Enfin, il faut constater que la plupart des contributions abordent l’insertion du traducteur dans un champ cible uniquement, sans prendre en considération les aller-retours du traducteur entre champs cible et source. Dans la même veine, les idées de temporalité, de permanence et de processus, abordées de multiples façons dans le volume (ex. les contributions de Vorderobermeier et Inghilleri), continuent à « contrarier » : comment capturer une dynamique à la fois individuelle et collective liée à une activité souvent temporaire, mais basée sur des dispositions relativement permanentes? Lorsqu’elle imagine un champ de la traduction, Michaela Wolf (2007) évoque un entre-deux transitoire, qui ne peut être envisagé comme une entité statique génératrice d’identité, mais comme un processus – un espace animé par la contradiction et la négociation qui accueille de façon éphémère des agents qui l’abandonnent une fois la transaction réalisée. Si cette direction n’est adoptée que par quelques auteurs (p. ex. Abdallah et Grbic), elle est néanmoins sous-jacente à l’ensemble de l’ouvrage et ouvre de nouvelles pistes pour appréhender le profil et les dispositions multiples des traducteurs.
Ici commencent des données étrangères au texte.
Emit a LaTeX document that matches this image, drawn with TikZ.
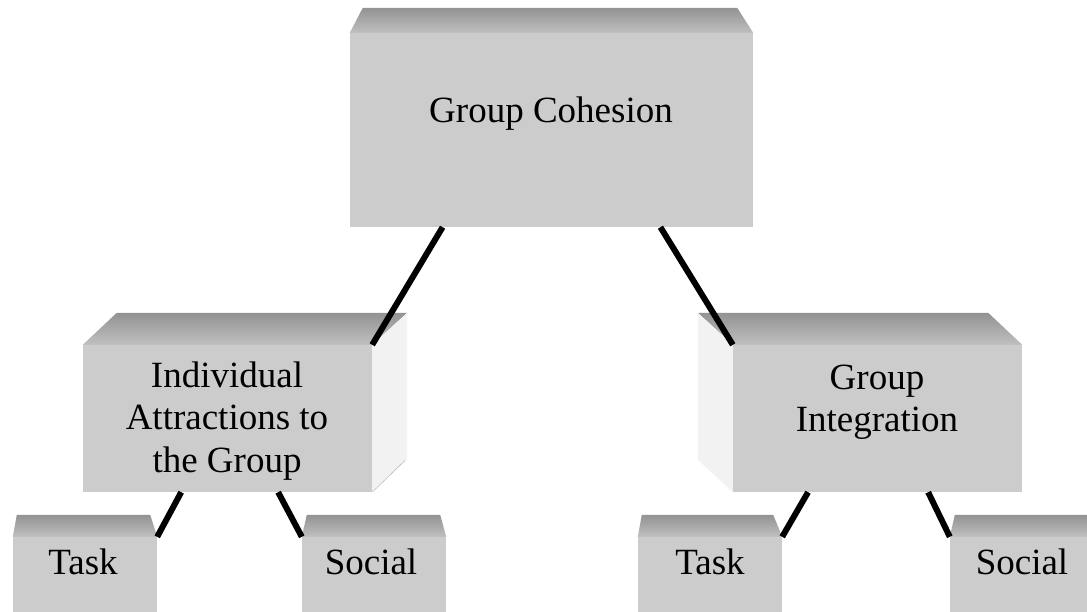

En conclusion, Remapping habitus est un ouvrage stimulant qui exhibe les forces et faiblesses d’un concept-clé et contribue ainsi de façon pertinente au tournant sociologique de la traductologie. Dans l’introduction, Gisella M. Vorderobermeier disait espérer que le volume arrive à trouver et à maintenir un juste équilibre entre consolidation méthodologique d’une part et inventivité critique de l’autre; l’objectif est, à notre sens, largement atteint.